The following sections detail how you can use the platform to implement all stages of a data science workflow from research to production.
Collecting and Ingesting Data
There are many ways to collect and ingest data from various sources into the platform:
- Streaming data in real time from sources such as Kafka, Kinesis, Azure Event Hubs, or Google Pub/Sub.
- Loading data directly from external databases using an event-driven or periodic/scheduled implementation. See the explanation and examples in the read-external-db tutorial.
- Loading files (objects), in any format (for example, CSV, Parquet, JSON, or a binary image), from internal or external sources such as Amazon S3 or Hadoop. See, for example, the file-access tutorial.
- Importing time-series telemetry data using a Prometheus compatible scraping API.
- Ingesting (writing) data directly into the system using RESTful AWS-like simple-object, streaming, or NoSQL APIs. See the platform’s Web-API References.
- Scraping or reading data from external sources — such as Twitter, weather services, or stock-trading data services — using serverless functions.
See, for example, the
stocksdemo use-case application.
For more information and examples of data collection, ingestion, and preparation with the platform, see the basic-data-ingestion-and-preparation tutorial Jupyter notebook.
Exploring and Processing Data
The platform includes a wide range of integrated open-source data query and exploration tools, including the following:
- Apache Spark data-processing engine — including the Spark SQL and Datasets, MLlib, R, and GraphX libraries — with real-time access to the platform’s NoSQL data store and file system.
- Presto distributed SQL query engine, which can be used to run interactive SQL queries over platform NoSQL tables or other object (file) data sources.
- pandas Python analysis library, including structured DataFrames.
- Dask parallel-computing Python library, including scaled pandas DataFrames.
- Iguazio V3IO Frames — Iguazio’s open-source data-access library, which provides a unified high-performance API for accessing NoSQL, stream, and time-series data in the platform’s data store and features native integration with pandas and RAPIDS. See, for example, the frames tutorial.
- Built-in support for ML packages such as scikit-learn, Pyplot, NumPy, PyTorch, and TensorFlow.
All these tools are integrated with the platform’s Jupyter Notebook service, allowing users to access the same data from Jupyter through different interfaces with minimal configuration overhead.

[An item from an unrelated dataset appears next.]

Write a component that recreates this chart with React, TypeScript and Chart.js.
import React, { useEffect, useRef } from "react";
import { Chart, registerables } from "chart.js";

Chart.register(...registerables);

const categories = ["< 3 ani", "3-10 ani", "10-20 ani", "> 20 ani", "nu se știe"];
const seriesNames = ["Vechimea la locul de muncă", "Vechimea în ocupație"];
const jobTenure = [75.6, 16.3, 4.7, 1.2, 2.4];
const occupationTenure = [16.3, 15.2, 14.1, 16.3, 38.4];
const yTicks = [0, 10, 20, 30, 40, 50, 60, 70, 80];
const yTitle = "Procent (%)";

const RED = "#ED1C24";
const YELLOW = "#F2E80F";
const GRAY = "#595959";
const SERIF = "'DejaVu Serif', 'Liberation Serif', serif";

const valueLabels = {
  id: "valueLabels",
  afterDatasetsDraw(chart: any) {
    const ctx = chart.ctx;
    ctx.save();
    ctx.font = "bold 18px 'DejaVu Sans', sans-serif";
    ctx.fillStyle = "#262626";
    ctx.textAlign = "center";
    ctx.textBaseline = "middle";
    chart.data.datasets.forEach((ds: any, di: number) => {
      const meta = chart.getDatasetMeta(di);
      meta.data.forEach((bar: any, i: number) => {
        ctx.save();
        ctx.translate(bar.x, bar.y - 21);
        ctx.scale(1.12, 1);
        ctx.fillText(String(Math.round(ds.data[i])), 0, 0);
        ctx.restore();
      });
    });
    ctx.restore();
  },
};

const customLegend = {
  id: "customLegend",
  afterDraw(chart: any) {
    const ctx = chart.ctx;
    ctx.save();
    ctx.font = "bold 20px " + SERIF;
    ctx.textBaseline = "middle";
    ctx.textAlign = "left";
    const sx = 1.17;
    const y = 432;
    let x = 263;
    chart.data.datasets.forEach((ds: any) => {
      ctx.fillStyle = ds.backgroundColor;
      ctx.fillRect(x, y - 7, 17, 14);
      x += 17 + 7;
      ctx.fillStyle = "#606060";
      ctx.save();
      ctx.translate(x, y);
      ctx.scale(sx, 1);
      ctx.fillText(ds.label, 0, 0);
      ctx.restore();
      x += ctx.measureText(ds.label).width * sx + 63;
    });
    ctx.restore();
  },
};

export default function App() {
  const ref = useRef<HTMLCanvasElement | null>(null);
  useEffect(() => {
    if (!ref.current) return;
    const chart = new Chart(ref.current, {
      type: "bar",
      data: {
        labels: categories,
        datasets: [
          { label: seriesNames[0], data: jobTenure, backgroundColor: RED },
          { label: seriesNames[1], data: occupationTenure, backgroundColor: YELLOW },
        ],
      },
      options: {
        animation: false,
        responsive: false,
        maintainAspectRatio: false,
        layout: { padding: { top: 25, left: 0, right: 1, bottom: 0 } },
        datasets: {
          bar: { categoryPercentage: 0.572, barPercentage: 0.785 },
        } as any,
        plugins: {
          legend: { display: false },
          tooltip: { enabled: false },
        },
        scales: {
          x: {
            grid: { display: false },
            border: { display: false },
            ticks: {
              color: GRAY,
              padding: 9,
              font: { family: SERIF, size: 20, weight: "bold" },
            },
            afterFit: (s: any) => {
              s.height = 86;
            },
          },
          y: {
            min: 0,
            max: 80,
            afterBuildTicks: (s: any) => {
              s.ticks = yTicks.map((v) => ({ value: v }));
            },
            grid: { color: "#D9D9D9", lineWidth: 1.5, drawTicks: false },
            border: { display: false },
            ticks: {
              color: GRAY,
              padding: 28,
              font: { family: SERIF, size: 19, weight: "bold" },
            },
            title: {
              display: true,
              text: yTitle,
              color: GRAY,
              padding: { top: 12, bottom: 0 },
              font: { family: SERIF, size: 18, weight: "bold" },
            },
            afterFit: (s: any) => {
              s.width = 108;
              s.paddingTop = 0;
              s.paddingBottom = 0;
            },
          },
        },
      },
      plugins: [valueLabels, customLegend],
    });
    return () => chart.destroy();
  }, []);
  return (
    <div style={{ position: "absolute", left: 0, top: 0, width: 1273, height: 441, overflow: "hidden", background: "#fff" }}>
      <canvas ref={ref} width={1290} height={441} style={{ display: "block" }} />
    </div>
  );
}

Users can easily install additional Python packages by using the Conda binary package and environment manager and the pip Python package installer, which are both available as part of the Jupyter Notebook service. This design, coupled with the platform’s unified data model, enables users to store and access data using different formats — such as NoSQL (“key/value”), time series, stream data, and files (simple objects) — and leverage different tools and APIs for accessing and manipulating the data, all from a single development environment (namely, Jupyter Notebook).
Building and Training Models
You can develop and test data science models in the platform’s Jupyter Notebook service or in your preferred external editor. When your model is ready, you can train it in Jupyter Notebook or by using scalable cluster resources such as Nuclio functions, Dask, Spark ML, or Kubernetes jobs. You can find model-training examples in the following platform demos; for more information and download instructions, see the platform introduction.

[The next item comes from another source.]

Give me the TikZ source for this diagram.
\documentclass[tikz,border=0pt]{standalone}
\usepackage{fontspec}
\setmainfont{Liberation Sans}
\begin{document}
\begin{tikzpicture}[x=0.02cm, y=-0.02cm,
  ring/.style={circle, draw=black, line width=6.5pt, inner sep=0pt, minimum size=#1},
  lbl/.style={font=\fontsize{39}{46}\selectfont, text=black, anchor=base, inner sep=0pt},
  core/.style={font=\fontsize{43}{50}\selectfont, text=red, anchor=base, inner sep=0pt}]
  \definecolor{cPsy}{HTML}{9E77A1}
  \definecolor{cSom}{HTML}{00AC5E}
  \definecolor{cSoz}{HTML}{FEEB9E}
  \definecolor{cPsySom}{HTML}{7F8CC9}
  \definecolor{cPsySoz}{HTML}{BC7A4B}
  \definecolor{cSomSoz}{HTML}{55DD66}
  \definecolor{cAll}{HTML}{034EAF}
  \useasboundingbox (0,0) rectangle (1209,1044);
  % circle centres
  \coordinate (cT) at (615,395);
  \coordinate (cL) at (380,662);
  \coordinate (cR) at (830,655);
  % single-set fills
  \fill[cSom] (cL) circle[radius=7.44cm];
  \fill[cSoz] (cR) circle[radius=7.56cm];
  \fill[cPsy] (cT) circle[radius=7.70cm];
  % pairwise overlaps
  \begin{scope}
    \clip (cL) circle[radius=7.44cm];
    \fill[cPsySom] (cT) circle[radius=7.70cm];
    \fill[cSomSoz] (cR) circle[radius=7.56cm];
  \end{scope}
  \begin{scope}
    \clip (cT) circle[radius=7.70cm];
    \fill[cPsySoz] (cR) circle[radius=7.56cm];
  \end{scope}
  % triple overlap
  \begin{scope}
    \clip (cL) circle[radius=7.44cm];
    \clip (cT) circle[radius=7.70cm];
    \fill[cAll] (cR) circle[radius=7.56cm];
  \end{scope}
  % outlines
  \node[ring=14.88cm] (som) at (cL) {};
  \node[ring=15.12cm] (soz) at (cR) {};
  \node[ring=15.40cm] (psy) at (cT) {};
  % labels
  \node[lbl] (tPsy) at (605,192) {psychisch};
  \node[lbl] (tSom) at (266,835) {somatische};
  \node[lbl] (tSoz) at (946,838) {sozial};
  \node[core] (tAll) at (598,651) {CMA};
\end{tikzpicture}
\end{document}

- The NetOps demo demonstrates predictive infrastructure-monitoring using scikit-learn.
- The image-classification demo demonstrates image recognition using TensorFlow and Horovod with MLRun.

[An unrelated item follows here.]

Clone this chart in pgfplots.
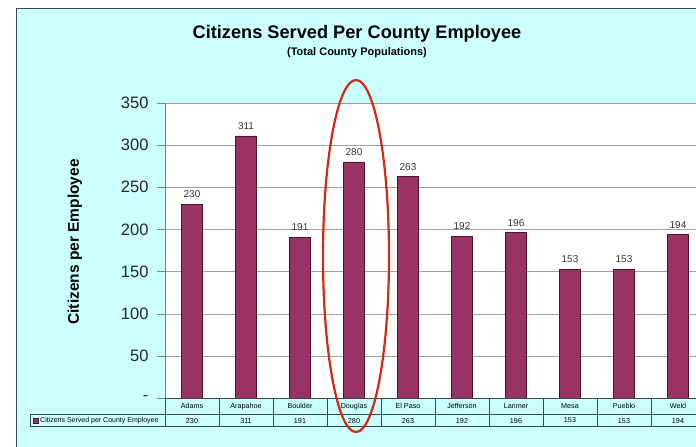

If you’re are a beginner, you might find the following ML guide useful — Machine Learning Algorithms In Layman’s Terms.
One of the most important and challenging areas of managing a data science environment is the ability to track experiments. Data scientists need a simple way to track and view current and historical experiments along with the metadata that is associated with each experiment. This capability is critical for comparing different runs, and eventually helps to determine the best model and configuration for production deployment. The platform leverages the open-source MLRun library to help tackle these challenges. You can find examples of using MLRun in the MLRun demos. See the information about getting additional demos in the platform introduction.
Deploying Models to Production
The platform allows you to easily deploy your models to production in a reproducible way by using the open-source Nuclio serverless framework. You provide Nuclio with code or Jupyter notebooks, resource definitions (such as CPU, memory, and GPU), environment variables, package or software dependencies, data links, and trigger information. Nuclio uses this information to automatically build the code, generate custom container images, and connect them to the relevant compute or data resources. The functions can be triggered by a wide variety of event sources, including the most commonly used streaming and messaging protocols, HTTP APIs, scheduled (cron) tasks, and batch jobs.
Nuclio functions can be created from the platform dashboard or by using standard code IDEs, and can be deployed on your platform cluster. A convenient way to develop and deploy Nuclio functions is by using Jupyter Notebook and Python tools. For detailed information about Nuclio, visit the Nuclio website and see the product documentation.
For an overview of Nuclio and how to develop, document, and deploy serverless Python Nuclio functions from Jupyter Notebook, see the nuclio-jupyter documentation. You can also find examples in the platform tutorials. For example, the NetOps demo demonstrates how to deploy a network-operations model as a function; for more information about this demo and how to get it, see the platform introduction.
Visualization, Monitoring, and Logging
Data in the platform — including collected data, internal or external telemetry and logs, and program-output data — can be analyzed and visualized in different ways simultaneously. The platform supports multiple standard data analytics and visualization tools, including SQL, Prometheus, Grafana, and pandas. For example, you can plot or chart data within Jupyter Notebook using Matplotlib; use your favorite BI visualization tools, such as Tableau, to query data in the platform over a Java database connectivity connector (JDBC); or build real-time dashboards in Grafana.
The data analytics and visualization tools and services generate telemetry and log data that can be stored using the platform’s time-series database (TSDB) service or by using external tools such as Elasticsearch. Platform users can easily instrument code and functions to collect various statistics or logs, and explore the collected data in real time.
The Grafana open-source analytics and monitoring framework is natively integrated into the platform, allowing users to create dashboards that provide access to platform NoSQL tables and time-series databases from different dashboard widgets. You can also create Grafana dashboards programmatically (for example, from Jupyter Notebook) using wizard scripts. For information on how to create Grafana dashboards to monitor and visualize data in the platform, see Adding a Custom Grafana Dashboard.